As the research vessel cut through the glassy waters of Cape Cod Bay, a charcoal-coloured fluke thrust out of the cobalt chop.
Seconds later, a few metres away, another smaller fluke emerged. It had been a rare sign of good news for the beleaguered North Atlantic right whale, among the most endangered species on the planet. As their population has plummeted by 25% over the past decade, the scientists were thrilled to spot a thriving calf, one of just seven born in 2019.
Michael Moore, director of the Marine Mammal Center at the Woods Hole Oceanographic Institution, was staring through an enclosed viewfinder. He had to guide a drone to just the right spot over the whales, which in recent years have experienced a spike in deaths and a drop in births. He had the tricky task of flying through a fine mist showering from their blowholes, to collect vapour samples that would help his team test for bacteria to gauge the health of the whales. “The good news is the right whales are still out there doing their thing,” Moore told me on that cold spring morning aboard his boat. “They still have the potential to do what they have to do to survive as a species. We just have to let them do it.”

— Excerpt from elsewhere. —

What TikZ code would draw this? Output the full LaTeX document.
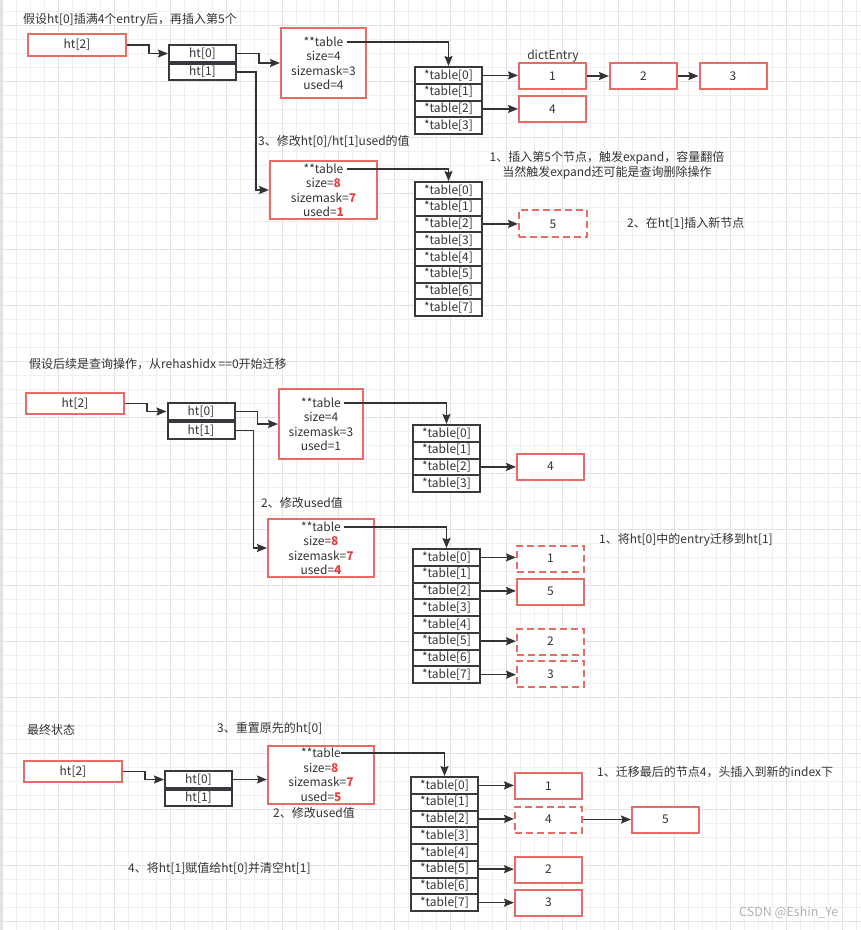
\documentclass[tikz,border=0pt]{standalone}
\usepackage{fontspec}
\setmainfont{Noto Sans CJK SC}
\usetikzlibrary{arrows.meta}
\definecolor{boxred}{HTML}{EA6B66}
\definecolor{cellline}{HTML}{36393D}
\definecolor{linecol}{HTML}{333333}
\definecolor{txt}{HTML}{333333}
\definecolor{numred}{HTML}{E8413E}
\definecolor{gridminor}{HTML}{F0F0F0}
\definecolor{gridmajor}{HTML}{E2E2E2}
\tikzset{
  redbox/.style={draw=boxred, line width=2pt, fill=white, text=txt,
    minimum width=67pt, minimum height=26pt, inner sep=0pt},
  dashbox/.style={redbox, dash pattern=on 7pt off 4pt},
  cell/.style={draw=cellline, line width=2pt, fill=white, text=txt,
    minimum width=67pt, minimum height=16.75pt, inner sep=0pt},
  field/.style={text=txt, inner sep=0pt},
  link/.style={->, line width=1.6pt, draw=linecol},
  note/.style={text=txt, anchor=west, inner sep=0pt},
}
\newcommand{\rednum}[1]{\textcolor{numred}{\bfseries #1}}
\begin{document}
\begin{tikzpicture}[x=1pt, y=-1pt, >={Stealth[length=10pt,width=8pt,inset=1.5pt]},
  font=\fontsize{12}{14}\selectfont]
\useasboundingbox (0,0) rectangle (861,930);
% grid
\fill[white] (0,0) rectangle (861,930);
\foreach \x in {2.3,16.3,...,861}
    \draw[gridminor, line width=1pt] (\x,0) -- (\x,930);
\foreach \y in {11,25,...,930}
    \draw[gridminor, line width=1pt] (0,\y) -- (861,\y);
\foreach \x in {2.3,58.3,...,861}
    \draw[gridmajor, line width=1pt] (\x,0) -- (\x,930);
\foreach \y in {25,81,...,930}
    \draw[gridmajor, line width=1pt] (0,\y) -- (861,\y);
\fill[gridmajor] (0,0) rectangle (2.5,930);

% ---- part 1: ht[0] full, insert the 5th entry
\node[note] (titleA) at (23,20) {假设ht[0]插满4个entry后，再插入第5个};
\node[redbox, minimum width=98pt, minimum height=22pt] (h2A) at (77,45) {ht[2]};
\node[cell, minimum height=17pt] (h0A) at (202.5,53.5) {ht[0]};
\node[cell, minimum height=16pt, anchor=north] (h1A) at (h0A.south) {ht[1]};
\node[redbox, minimum width=85pt, minimum height=70pt] (dictA) at (323.5,63) {};
\node[field] (ptrA) at (323.5,42) {**table};
\node[field] (sizeA) at (323.5,56) {size=4};
\node[field] (maskA) at (323.5,71) {sizemask=3};
\node[field] (usedA) at (323.5,85) {used=4};
\foreach \i in {0,...,3}
    \node[cell] (tA\i) at (448.5,75.4+16.75*\i) {*table[\i]};
\node[field] (entryA) at (553,56) {dictEntry};
\node[redbox] (eA1) at (552.5,76) {1};
\node[redbox] (eA2) at (643.5,76) {2};
\node[redbox] (eA3) at (733,76) {3};
\node[redbox] (eA4) at (552.5,109) {4};
\draw[link] (h2A.east) -- ++(22,0) |- (h0A.west);
\draw[link] (h0A.east) -- ++(22,0) |- (dictA.west);
\draw[link] ([xshift=3pt]ptrA.east) -| (tA0.north);
\draw[link] (tA0.east) -- (tA0.east -| eA1.west);
\draw[link] (eA1) -- (eA2);
\draw[link] (eA2) -- (eA3);
\draw[link] (tA2.east) -- (tA2.east -| eA4.west);

\node[note] (noteA3) at (258,142) {3、修改ht[0]/ht[1]used的值};
\node[redbox, minimum width=107pt, minimum height=58pt] (dictB) at (323.5,190) {};
\node[field] (ptrB) at (323.5,169) {**table};
\node[field] (sizeB) at (323.5,183) {size=\rednum{8}};
\node[field] (maskB) at (323.5,198) {sizemask=\rednum{7}};
\node[field] (usedB) at (323.5,212) {used=\rednum{1}};
\foreach \i in {0,...,7}
    \node[cell] (tB\i) at (448.5,190.4+16.75*\i) {*table[\i]};
\node[dashbox, minimum width=68pt, minimum height=27pt] (eB5) at (553,223.9) {5};
\draw[link] (h1A.east) -- ++(19,0) |- (dictB.west);
\draw[link] ([xshift=3pt]ptrB.east) -| (tB0.north);
\draw[link] (tB2.east) -- (tB2.east -| eB5.west);
\node[text=txt, align=center, inner sep=0pt] (noteA1) at (607,165.5)
    {1、插入第5个节点，触发expand，容量翻倍\\[1pt]当然触发expand还可能是查询删除操作};
\node[note] (noteA2) at (627,223) {2、在ht[1]插入新节点};

% ---- part 2: a lookup moves bucket 0
\node[note] (titleB) at (29,364) {假设后续是查询操作，从rehashidx ==0开始迁移};
\node[redbox, minimum width=98pt, minimum height=21pt] (h2B) at (75,403.5) {ht[2]};
\node[cell, minimum height=17pt] (h0B) at (201,411.5) {ht[0]};
\node[cell, minimum height=17pt, anchor=north] (h1B) at (h0B.south) {ht[1]};
\node[redbox, minimum width=84pt, minimum height=70pt] (dictC) at (321,424) {};
\node[field] (ptrC) at (321,403) {**table};
\node[field] (sizeC) at (321,417) {size=4};
\node[field] (maskC) at (321,432) {sizemask=3};
\node[field] (usedC) at (321,446) {used=1};
\foreach \i in {0,...,3}
    \node[cell] (tC\i) at (446.5,433.4+16.75*\i) {*table[\i]};
\node[redbox] (eC4) at (550.5,466.5) {4};
\draw[link] (h2B.east) -- ++(22,0) |- (h0B.west);
\draw[link] (h0B.east) -- ++(22,0) |- (dictC.west);
\draw[link] ([xshift=3pt]ptrC.east) -| (tC0.north);
\draw[link] (tC2.east) -- (tC2.east -| eC4.west);

\node[note] (noteB2) at (261,503) {2、修改used值};
\node[redbox, minimum width=106pt, minimum height=58pt] (dictD) at (321,548) {};
\node[field] (ptrD) at (321,527) {**table};
\node[field] (sizeD) at (321,541) {size=\rednum{8}};
\node[field] (maskD) at (321,556) {sizemask=\rednum{7}};
\node[field] (usedD) at (321,570) {used=\rednum{4}};
\foreach \i in {0,...,7}
    \node[cell] (tD\i) at (446.5,557.4+16.75*\i) {*table[\i]};
\node[dashbox] (eD1) at (550.5,558.5) {1};
\node[redbox] (eD5) at (550.5,591.5) {5};
\node[dashbox] (eD2) at (550.5,641.5) {2};
\node[dashbox] (eD3) at (550.5,674) {3};
\draw[link] (h1B.east) -- ++(18,0) |- (dictD.west);
\draw[link] ([xshift=3pt]ptrD.east) -| (tD0.north);
\draw[link] (tD0.east) -- (tD0.east -| eD1.west);
\draw[link] (tD2.east) -- (tD2.east -| eD5.west);
\draw[link] (tD5.east) -- (tD5.east -| eD2.west);
\draw[link] (tD7.east) -- (tD7.east -| eD3.west);
\node[note] (noteB1) at (599,540) {1、将ht[0]中的entry迁移到ht[1]};

% ---- part 3: final state
\node[note] (titleC) at (27,730) {最终状态};
\node[note] (noteC3) at (217,728) {3、重置原先的ht[0]};
\node[redbox, minimum width=98pt, minimum height=21pt] (h2C) at (73,771.5) {ht[2]};
\node[cell, minimum height=17pt] (h0C) at (198.5,779.5) {ht[0]};
\node[cell, minimum height=16pt, anchor=north] (h1C) at (h0C.south) {ht[1]};
\node[redbox, minimum width=106pt, minimum height=58pt] (dictE) at (321,775) {};
\node[field] (ptrE) at (321,753) {**table};
\node[field] (sizeE) at (321,768) {size=\rednum{8}};
\node[field] (maskE) at (321,782) {sizemask=\rednum{7}};
\node[field] (usedE) at (321,797) {used=\rednum{5}};
\node[note] (noteC2) at (273,813) {2、修改used值};
\node[note] (noteC4) at (128,868) {4、将ht[1]赋值给ht[0]并清空ht[1]};
\foreach \i in {0,...,7}
    \node[cell] (tE\i) at (444.5,785.4+16.75*\i) {*table[\i]};
\node[redbox] (eE1) at (548.5,786) {1};
\node[dashbox] (eE4) at (548.5,819.5) {4};
\node[redbox] (eE5) at (665.5,819.5) {5};
\node[redbox] (eE2) at (548.5,869.5) {2};
\node[redbox] (eE3) at (548.5,902.5) {3};
\draw[link] (h2C.east) -- ++(22,0) |- (h0C.west);
\draw[link] (h0C.east) -- (h0C.east -| dictE.west);
\draw[link] (ptrE.east) -| (tE0.north);
\draw[link] (tE0.east) -- (tE0.east -| eE1.west);
\draw[link] (tE2.east) -- (tE2.east -| eE4.west);
\draw[link] (eE4) -- (eE5);
\draw[link] (tE5.east) -- (tE5.east -| eE2.west);
\draw[link] (tE7.east) -- (tE7.east -| eE3.west);
\node[note] (noteC1) at (597,772) {1、迁移最后的节点4，头插入到新的index下};
\node[note, text=black!30, font=\fontsize{12.5}{14}\selectfont] (mark) at (739,913) {CSDN @Eshin\_Ye};
\end{tikzpicture}
\end{document}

It was my first shoot directing a new film I’d started working on that sought to chronicle the efforts to protect right whales from extinction; the impacts of those efforts on the lobster industry, the most valuable fishery in North America; and how the National Marine Fisheries Service in the United States has struggled to balance its conflicted mission of promoting commercial fisheries and protecting endangered species.
I had been writing about right whales for years as the environment reporter at The Boston Globe. But this was my first time seeing the iconic species, and we were greeted with an acrobatic spectacle, as scores of whales that were congregating in Cape Cod Bay to feed on a rice-sized form of plankton kept breaching the surface and belly flopping with a huge splash, sometimes a few metres from the boat.